→ **Objective**
In this exercise, print only the lines of the records below from the one with "Reproduce this chart with Chart.js." through the one with "const fmt = v", inclusive. Pictures are not part of the copy.
-------
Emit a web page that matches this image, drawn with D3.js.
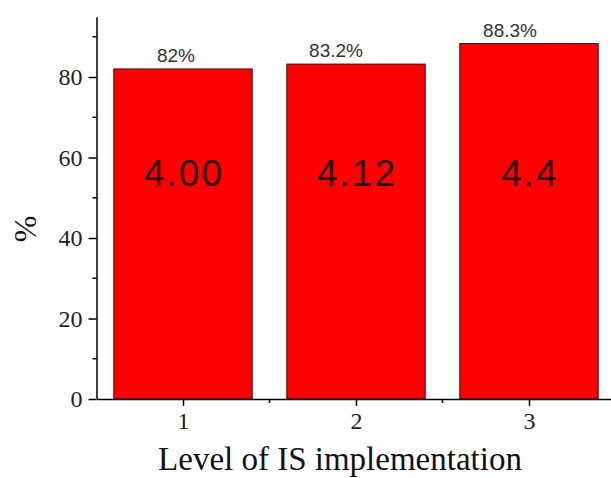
<!DOCTYPE html>
<html><head><meta charset="utf-8">
<script src="https://cdn.jsdelivr.net/npm/d3@7/dist/d3.min.js"></script>
<style>body{margin:0;background:#fff}svg{display:block}</style>
</head><body>
<svg id="c" width="611" height="478"></svg>
<script>
const categories = [1, 2, 3];
const percentValues = [82, 83.2, 88.3];
const percentLabels = ["82%", "83.2%", "88.3%"];
const innerLabels = ["4.00", "4.12", "4.4"];
const yTicks = [0, 20, 40, 60, 80];
const yMinorTicks = [10, 30, 50, 70, 90];
const xMinorTicks = [1.5, 2.5];

const serif = "'Liberation Serif', 'Times New Roman', serif";
const sans = "'Liberation Sans', Arial, sans-serif";

const svg = d3.select("#c");
const x0 = 96.5, yBase = 399;
const x = d3.scaleLinear().domain([0.5, 3.5]).range([x0, x0 + 519]);
const y = d3.scaleLinear().domain([0, 95]).range([yBase, yBase - 95 * 4.025]);
const barW = x(1.4) - x(0.6);

// bars
svg.selectAll("rect.bar").data(categories).join("rect")
  .attr("class", "bar")
  .attr("x", (d) => x(d) - barW / 2)
  .attr("y", (d, i) => y(percentValues[i]))
  .attr("width", barW)
  .attr("height", (d, i) => y(0) - y(percentValues[i]))
  .attr("fill", "#ff0000")
  .attr("stroke", "#3a1010")
  .attr("stroke-width", 1);

// labels above bars
const labelShift = [-7, -20, -19];
svg.selectAll("text.pl").data(categories).join("text")
  .attr("class", "pl")
  .attr("x", (d, i) => x(d) + labelShift[i])
  .attr("y", (d, i) => y(percentValues[i]) - 7)
  .attr("text-anchor", "middle")
  .style("font-family", sans)
  .style("font-size", "19px")
  .attr("fill", "#333")
  .text((d, i) => percentLabels[i]);

// inner labels
svg.selectAll("text.il").data(categories).join("text")
  .attr("class", "il")
  .attr("x", (d) => x(d) + 1)
  .attr("y", 186)
  .attr("text-anchor", "middle")
  .style("font-family", sans)
  .style("font-size", "37px")
  .style("letter-spacing", "2px")
  .attr("fill", "#2a0606")
  .text((d, i) => innerLabels[i]);

// y axis
const yAxis = d3.axisLeft(y).tickValues(yTicks).tickFormat(d3.format("d")).tickSize(8).tickSizeOuter(0).tickPadding(6);
const gy = svg.append("g").attr("transform", `translate(${x0},0)`).call(yAxis);
gy.attr("font-family", null).attr("font-size", null);
gy.selectAll(".tick text").style("font-family", serif).style("font-size", "24px").attr("fill", "#222");
gy.select(".domain").attr("stroke", "#000").attr("stroke-width", 1.5);
gy.selectAll(".tick line").attr("stroke", "#000").attr("stroke-width", 1.5);
gy.selectAll("line.minor").data(yMinorTicks).join("line").attr("class", "minor")
  .attr("x1", 0).attr("x2", -4).attr("y1", (d) => y(d)).attr("y2", (d) => y(d))
  .attr("stroke", "#000").attr("stroke-width", 1.5);

// x axis
const xAxis = d3.axisBottom(x).tickValues(categories).tickFormat(d3.format("d")).tickSize(7).tickSizeOuter(0).tickPadding(6);
const gx = svg.append("g").attr("transform", `translate(0,${yBase})`).call(xAxis);
gx.attr("font-family", null).attr("font-size", null);
gx.selectAll(".tick text").style("font-family", serif).style("font-size", "24px").attr("fill", "#222");
gx.select(".domain").attr("stroke", "#000").attr("stroke-width", 1.5);
gx.selectAll(".tick line").attr("stroke", "#000").attr("stroke-width", 1.5);
gx.selectAll("line.minor").data(xMinorTicks).join("line").attr("class", "minor")
  .attr("y1", 0).attr("y2", 4).attr("x1", (d) => x(d)).attr("x2", (d) => x(d))
  .attr("stroke", "#000").attr("stroke-width", 1.5);

// titles
svg.append("text")
  .attr("x", 340).attr("y", 470)
  .attr("text-anchor", "middle")
  .style("font-family", serif)
  .style("font-size", "33px").attr("fill", "#111")
  .text("Level of IS implementation");
svg.append("text")
  .attr("transform", "translate(36,229) rotate(-90)")
  .attr("text-anchor", "middle")
  .style("font-family", serif)
  .style("font-size", "32px").attr("fill", "#111")
  .text("%");
</script>
</body></html>
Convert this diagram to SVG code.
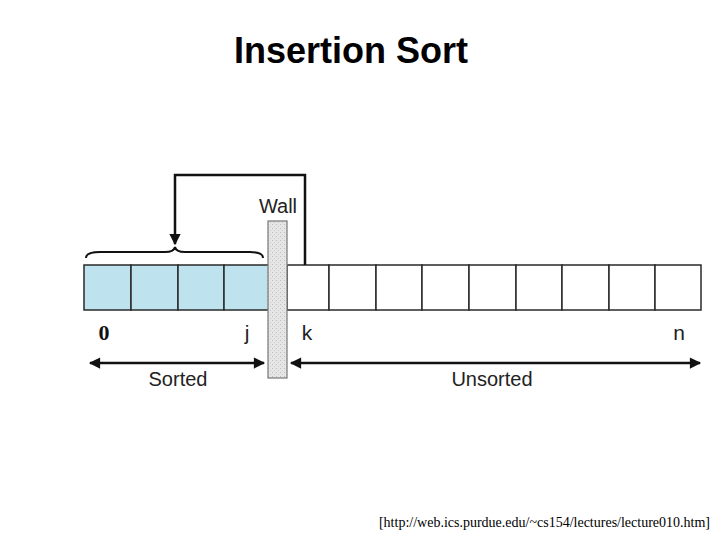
<svg xmlns="http://www.w3.org/2000/svg" width="720" height="540" viewBox="0 0 720 540">
<style>
.cell{stroke:#2a2a2a;stroke-width:1.5}
.sorted{fill:#bfe3ee}
.unsorted{fill:#ffffff}
.lbl{font-family:"Liberation Sans",Arial,sans-serif;font-size:20px;fill:#222}
.idx{font-family:"Liberation Sans",Arial,sans-serif;font-size:21px;fill:#222}
.line{stroke:#111;stroke-width:2.5;fill:none}
</style>
<defs>
<marker id="ah" viewBox="0 0 10 10" refX="9" refY="5" markerWidth="6" markerHeight="4.5" orient="auto-start-reverse" markerUnits="strokeWidth">
<path d="M0,0 L10,5 L0,10 z" fill="#111"/>
</marker>
<pattern id="brick" width="4" height="4" patternUnits="userSpaceOnUse">
<rect width="4" height="4" fill="#e6e6e6"/>
<rect width="1" height="1" fill="#bbb"/>
<rect x="2" y="2" width="1" height="1" fill="#c8c8c8"/>
</pattern>
</defs>
<rect width="720" height="540" fill="#fff"/>
<text x="351" y="63" text-anchor="middle" font-family="Liberation Sans,Arial,sans-serif" font-weight="bold" font-size="36" fill="#000">Insertion Sort</text>

<g id="sorted-cells">
<rect class="cell sorted" x="84" y="265" width="47" height="45"/>
<rect class="cell sorted" x="131" y="265" width="47" height="45"/>
<rect class="cell sorted" x="178" y="265" width="46" height="45"/>
<rect class="cell sorted" x="224" y="265" width="46" height="45"/>
</g>
<g id="unsorted-cells">
<rect class="cell unsorted" x="287" y="265" width="42" height="45"/>
<rect class="cell unsorted" x="329" y="265" width="47" height="45"/>
<rect class="cell unsorted" x="376" y="265" width="46" height="45"/>
<rect class="cell unsorted" x="422" y="265" width="47" height="45"/>
<rect class="cell unsorted" x="469" y="265" width="47" height="45"/>
<rect class="cell unsorted" x="516" y="265" width="46" height="45"/>
<rect class="cell unsorted" x="562" y="265" width="47" height="45"/>
<rect class="cell unsorted" x="609" y="265" width="46" height="45"/>
<rect class="cell unsorted" x="655" y="265" width="46" height="45"/>
</g>

<g id="connectors">
<path class="line" d="M305,265 V175 H175 V244" marker-end="url(#ah)"/>
<path d="M86,258 Q86,252 100,252 L165,252 Q174,252 175,247 Q176,252 185,252 L250,252 Q263,252 263,258" stroke="#111" stroke-width="2" fill="none"/>
<line class="line" x1="90" y1="363" x2="264" y2="363" marker-start="url(#ah)" marker-end="url(#ah)"/>
<line class="line" x1="291" y1="363" x2="700" y2="363" marker-start="url(#ah)" marker-end="url(#ah)"/>
</g>

<g id="wall">
<rect x="268" y="221" width="19" height="157" fill="url(#brick)" stroke="#777" stroke-width="1.2"/>
<text class="lbl" x="278" y="213" text-anchor="middle" font-size="21">Wall</text>
</g>

<g id="labels">
<text x="104" y="340" text-anchor="middle" font-family="Liberation Serif,Times New Roman,serif" font-size="22" font-weight="bold" fill="#111">0</text>
<text class="idx" x="247" y="340" text-anchor="middle">j</text>
<text class="idx" x="307" y="340" text-anchor="middle">k</text>
<text class="idx" x="679" y="340" text-anchor="middle">n</text>
<text class="lbl" x="178" y="386" text-anchor="middle">Sorted</text>
<text class="lbl" x="492" y="386" text-anchor="middle">Unsorted</text>
</g>

<text x="710" y="527" text-anchor="end" font-family="Liberation Serif,Times New Roman,serif" font-size="14" fill="#000">[http://web.ics.purdue.edu/~cs154/lectures/lecture010.htm]</text>
</svg>
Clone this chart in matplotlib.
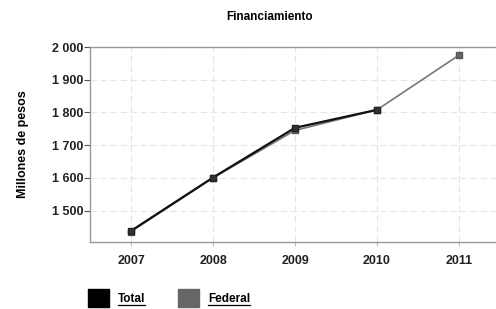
import matplotlib
matplotlib.use('Agg')
import matplotlib.pyplot as plt
import numpy as np

plt.rcParams['font.family'] = ['Liberation Sans', 'DejaVu Sans']

years = [2007, 2008, 2009, 2010, 2011]
total = [1438, 1601, 1753, 1808, np.nan]
federal = [1436, 1600, 1745, 1808, 1975]
yticks = [1500, 1600, 1700, 1800, 1900, 2000]
ytick_labels = ['1 500', '1 600', '1 700', '1 800', '1 900', '2 000']

fig = plt.figure(figsize=(4.96, 3.09), dpi=100)
ax = fig.add_axes([90 / 496, 1 - 242 / 309, 410 / 496, 195 / 309])

c_total = '#111111'
c_fed = '#777777'

ax.plot(years, federal, color=c_fed, lw=1.2, marker='s', ms=5,
        mfc='#666666', mec='#555555', zorder=3)
ax.plot(years, total, color=c_total, lw=1.6, marker='s', ms=5,
        mfc='#333333', mec='#222222', zorder=4)

ax.set_xlim(2006.5, 2011.5)
ax.set_ylim(1404, 2000)
ax.set_xticks(years)
ax.set_xticklabels([str(y) for y in years])
ax.set_yticks(yticks)
ax.set_yticklabels(ytick_labels)

ax.grid(True, color='#e6e6e6', linestyle=(0, (6, 3)), lw=0.8)
ax.set_axisbelow(True)
for s in ['left', 'bottom', 'top']:
    ax.spines[s].set_color('#999999')
    ax.spines[s].set_linewidth(1.0)
ax.spines['right'].set_visible(False)
ax.tick_params(axis='y', length=4, color='#555555', labelsize=9, pad=1)
ax.tick_params(axis='x', length=3, color='#bbbbbb', labelsize=9, pad=6)
for lbl in ax.get_xticklabels() + ax.get_yticklabels():
    lbl.set_fontweight('bold')
    lbl.set_color('#222222')

ax.set_ylabel('Millones de pesos', fontsize=9, fontweight='bold', labelpad=16)
fig.text(270 / 496, 1 - 17 / 309, 'Financiamiento', ha='center', va='center',
         fontsize=8.5, fontweight='bold')

# leyenda
fig.patches.append(plt.Rectangle((88 / 496, 1 - 307 / 309), 21 / 496, 18 / 309,
                                 transform=fig.transFigure, color='#000000'))
fig.patches.append(plt.Rectangle((178 / 496, 1 - 307 / 309), 21 / 496, 18 / 309,
                                 transform=fig.transFigure, color='#666666'))
t1 = fig.text(118 / 496, 1 - 299 / 309, 'Total', fontsize=8.5, fontweight='bold',
              va='center', ha='left')
t2 = fig.text(208 / 496, 1 - 299 / 309, 'Federal', fontsize=8.5, fontweight='bold',
              va='center', ha='left')
fig.canvas.draw()
r = fig.canvas.get_renderer()
for t in (t1, t2):
    bb = t.get_window_extent(r).transformed(fig.transFigure.inverted())
    fig.add_artist(plt.Line2D([bb.x0, bb.x1], [1 - 305 / 309] * 2,
                              transform=fig.transFigure, color='black', lw=0.9))

fig.savefig('out.png', dpi=100)
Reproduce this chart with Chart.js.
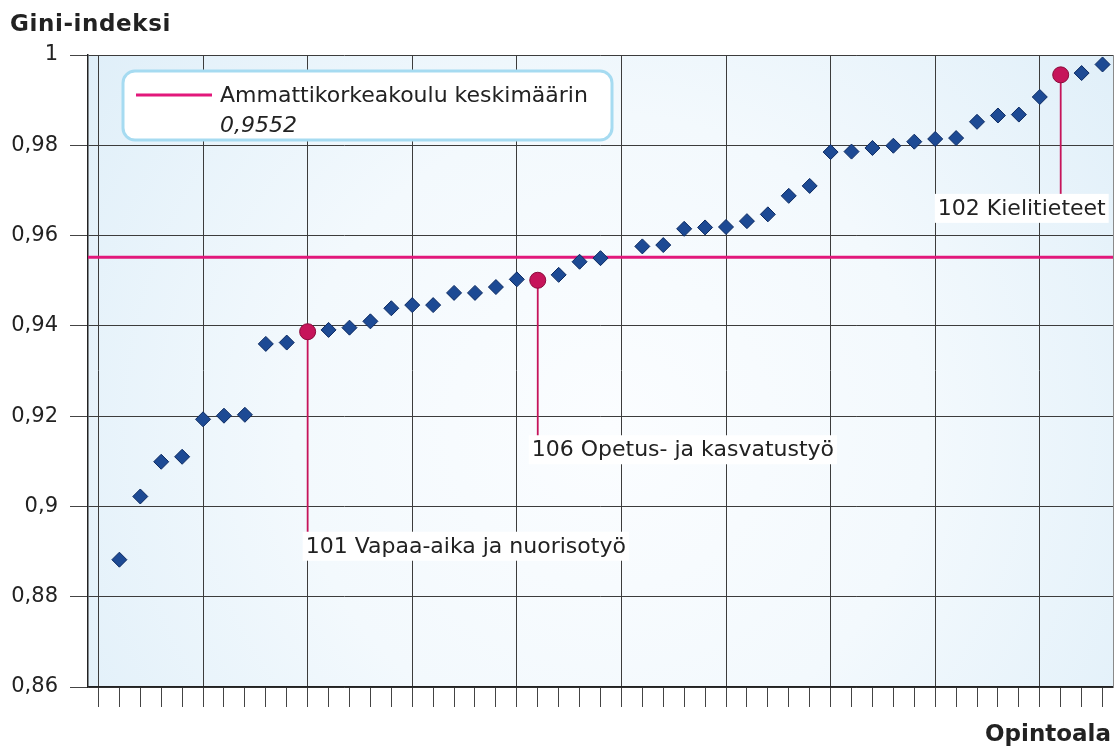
<!DOCTYPE html>
<html>
<head>
<meta charset="utf-8">
<script src="https://cdn.jsdelivr.net/npm/chart.js@4.4.1/dist/chart.umd.min.js"></script>
<style>
  html, body { margin: 0; padding: 0; background: #fff; }
  #wrap { width: 1117px; height: 749px; position: relative; }
</style>
</head>
<body>
<div id="wrap"><canvas id="chart"></canvas></div>
<script>
// Gini index per study field, sorted; slot 0 and slot 25 are empty on the axis
const GINI = [
  null,   0.8882, 0.9022, 0.9099, 0.9110, 0.9193, 0.9201, 0.9203, 0.9360, 0.9363,
  0.9387, 0.9391, 0.9396, 0.9410, 0.9439, 0.9446, 0.9446, 0.9473, 0.9473, 0.9486,
  0.9503, 0.9501, 0.9513, 0.9542, 0.9550, null,   0.9576, 0.9579, 0.9615, 0.9618,
  0.9619, 0.9632, 0.9647, 0.9688, 0.9710, 0.9785, 0.9786, 0.9794, 0.9799, 0.9808,
  0.9814, 0.9816, 0.9852, 0.9866, 0.9868, 0.9907, 0.9956, 0.9960, 0.9979,
];
const HIGHLIGHT = [10, 21, 46];
const HIGHLIGHT_LABELS = ['101 Vapaa-aika ja nuorisotyö', '106 Opetus- ja kasvatustyö', '102 Kielitieteet'];
const MEAN = 0.9552;
const MEAN_LABEL = 'Ammattikorkeakoulu keskimäärin';
const MEAN_TEXT = '0,9552';
const Y_TITLE = 'Gini-indeksi';
const X_TITLE = 'Opintoala';

const FONT = '"DejaVu Sans", Verdana, sans-serif';
const C = {
  diamond: '#1d4a94',
  diamondEdge: '#0c2a62',
  red: '#c6145a',
  redEdge: '#8a0c3b',
  mean: '#e2187b',
  grid: '#3c3c3c',
  axis: '#222',
  text: '#222',
  legendEdge: '#a6dbf1',
};

// where each label box sits relative to its point (pixels)
const LABEL_LAYOUT = [
  { drop: 200, dx: -5, align: 'left' },
  { drop: 155, dx: -9, align: 'left' },
  { drop: 119, dx: 48, align: 'right' },
];

const fmt = v => String(Number(v.toFixed(2))).replace('.', ',');

const decorPlugin = {
  id: 'decor',
  beforeDraw(chart) {
    const { ctx, chartArea: a } = chart;
    const g = ctx.createRadialGradient(610, 430, 0, 610, 430, 700);
    g.addColorStop(0, '#fbfdff');
    g.addColorStop(0.45, '#f3f9fd');
    g.addColorStop(1, '#dcedf8');
    ctx.save();
    ctx.fillStyle = g;
    ctx.fillRect(a.left, a.top, a.right - a.left, a.bottom - a.top);
    ctx.restore();
  },
  beforeDatasetsDraw(chart) {
    const { ctx, chartArea: a, scales: { x, y } } = chart;
    ctx.save();
    // right frame
    ctx.strokeStyle = '#8a8a8a';
    ctx.lineWidth = 1;
    ctx.beginPath();
    ctx.moveTo(a.right + 0.5, a.top);
    ctx.lineTo(a.right + 0.5, a.bottom);
    ctx.stroke();
    // mean line
    const my = y.getPixelForValue(MEAN);
    ctx.strokeStyle = C.mean;
    ctx.lineWidth = 3;
    ctx.beginPath();
    ctx.moveTo(a.left, my);
    ctx.lineTo(a.right, my);
    ctx.stroke();
    // leader lines
    ctx.strokeStyle = C.red;
    ctx.lineWidth = 1.8;
    HIGHLIGHT.forEach((idx, i) => {
      const px = x.getPixelForValue(idx);
      const py = y.getPixelForValue(GINI[idx]);
      ctx.beginPath();
      ctx.moveTo(px, py);
      ctx.lineTo(px, py + LABEL_LAYOUT[i].drop + 2);
      ctx.stroke();
    });
    ctx.restore();
  },
  afterDatasetsDraw(chart) {
    const { ctx, scales: { x, y } } = chart;
    ctx.save();
    ctx.font = `22px ${FONT}`;
    ctx.textBaseline = 'middle';
    HIGHLIGHT.forEach((idx, i) => {
      const L = LABEL_LAYOUT[i];
      const px = x.getPixelForValue(idx);
      const py = y.getPixelForValue(GINI[idx]);
      const w = ctx.measureText(HIGHLIGHT_LABELS[i]).width + 6;
      const top = py + L.drop;
      const left = L.align === 'left' ? px + L.dx : px + L.dx - w;
      ctx.fillStyle = '#fff';
      ctx.fillRect(left, top, w, 29);
      ctx.fillStyle = C.text;
      ctx.textAlign = 'left';
      ctx.fillText(HIGHLIGHT_LABELS[i], left + 3, top + 15.5);
    });

    // legend box
    const bx = 123, by = 71, bw = 489, bh = 69, r = 12;
    ctx.beginPath();
    ctx.roundRect(bx, by, bw, bh, r);
    ctx.fillStyle = '#fff';
    ctx.fill();
    ctx.strokeStyle = C.legendEdge;
    ctx.lineWidth = 3;
    ctx.stroke();
    ctx.strokeStyle = C.mean;
    ctx.lineWidth = 3;
    ctx.beginPath();
    ctx.moveTo(136, 95);
    ctx.lineTo(212, 95);
    ctx.stroke();
    ctx.fillStyle = C.text;
    ctx.font = `22px ${FONT}`;
    ctx.fillText(MEAN_LABEL, 220, 96);
    ctx.font = `italic 22px ${FONT}`;
    ctx.fillText(MEAN_TEXT, 220, 126);

    // axis titles
    ctx.font = `bold 23px ${FONT}`;
    ctx.letterSpacing = '0.6px';
    ctx.fillText(Y_TITLE, 10, 25);
    ctx.letterSpacing = '0px';
    ctx.textAlign = 'right';
    ctx.fillText(X_TITLE, 1111, 735);
    ctx.restore();
  },
};

const isHi = c => HIGHLIGHT.includes(c.dataIndex);

new Chart(document.getElementById('chart'), {
  type: 'line',
  data: {
    labels: GINI.map((_, i) => String(i)),
    datasets: [{
      data: GINI,
      showLine: false,
      clip: false,
      pointStyle: c => isHi(c) ? 'circle' : 'rectRot',
      pointRadius: c => isHi(c) ? 8 : 7.5,
      pointBackgroundColor: c => isHi(c) ? C.red : C.diamond,
      pointBorderColor: c => isHi(c) ? C.redEdge : C.diamondEdge,
      pointBorderWidth: 1,
    }],
  },
  options: {
    responsive: true,
    maintainAspectRatio: false,
    animation: false,
    events: [],
    layout: { autoPadding: false, padding: { left: 0, right: 4, top: 55, bottom: 0 } },
    plugins: {
      legend: { display: false },
      tooltip: { enabled: false },
    },
    scales: {
      x: {
        type: 'category',
        offset: true,
        afterFit: s => { s.height = 62; },
        ticks: { display: false },
        grid: {
          offset: false,
          color: c => (c.index % 5 === 0 ? C.grid : 'rgba(0,0,0,0)'),
          tickColor: '#444',
          tickLength: 20,
          lineWidth: 1,
        },
        border: { color: C.axis, width: 1.5 },
      },
      y: {
        min: 0.86,
        max: 1,
        afterFit: s => { s.width = 88; },
        ticks: {
          stepSize: 0.02,
          padding: 12,
          color: C.text,
          font: { family: FONT, size: 21 },
          callback: v => fmt(v),
        },
        grid: { color: C.grid, tickColor: '#444', tickLength: 18, lineWidth: 1 },
        border: { color: C.axis, width: 1.5 },
      },
    },
  },
  plugins: [decorPlugin],
});
</script>
</body>
</html>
-------
→ **Exercise answer**
Reproduce this chart with Chart.js.
<!DOCTYPE html>
<html>
<head>
<meta charset="utf-8">
<script src="https://cdn.jsdelivr.net/npm/chart.js@4.4.1/dist/chart.umd.min.js"></script>
<style>
  html, body { margin: 0; padding: 0; background: #fff; }
  #wrap { width: 1117px; height: 749px; position: relative; }
</style>
</head>
<body>
<div id="wrap"><canvas id="chart"></canvas></div>
<script>
// Gini index per study field, sorted; slot 0 and slot 25 are empty on the axis
const GINI = [
  null,   0.8882, 0.9022, 0.9099, 0.9110, 0.9193, 0.9201, 0.9203, 0.9360, 0.9363,
  0.9387, 0.9391, 0.9396, 0.9410, 0.9439, 0.9446, 0.9446, 0.9473, 0.9473, 0.9486,
  0.9503, 0.9501, 0.9513, 0.9542, 0.9550, null,   0.9576, 0.9579, 0.9615, 0.9618,
  0.9619, 0.9632, 0.9647, 0.9688, 0.9710, 0.9785, 0.9786, 0.9794, 0.9799, 0.9808,
  0.9814, 0.9816, 0.9852, 0.9866, 0.9868, 0.9907, 0.9956, 0.9960, 0.9979,
];
const HIGHLIGHT = [10, 21, 46];
const HIGHLIGHT_LABELS = ['101 Vapaa-aika ja nuorisotyö', '106 Opetus- ja kasvatustyö', '102 Kielitieteet'];
const MEAN = 0.9552;
const MEAN_LABEL = 'Ammattikorkeakoulu keskimäärin';
const MEAN_TEXT = '0,9552';
const Y_TITLE = 'Gini-indeksi';
const X_TITLE = 'Opintoala';

const FONT = '"DejaVu Sans", Verdana, sans-serif';
const C = {
  diamond: '#1d4a94',
  diamondEdge: '#0c2a62',
  red: '#c6145a',
  redEdge: '#8a0c3b',
  mean: '#e2187b',
  grid: '#3c3c3c',
  axis: '#222',
  text: '#222',
  legendEdge: '#a6dbf1',
};

// where each label box sits relative to its point (pixels)
const LABEL_LAYOUT = [
  { drop: 200, dx: -5, align: 'left' },
  { drop: 155, dx: -9, align: 'left' },
  { drop: 119, dx: 48, align: 'right' },
];

const fmt = v => String(Number(v.toFixed(2))).replace('.', ',');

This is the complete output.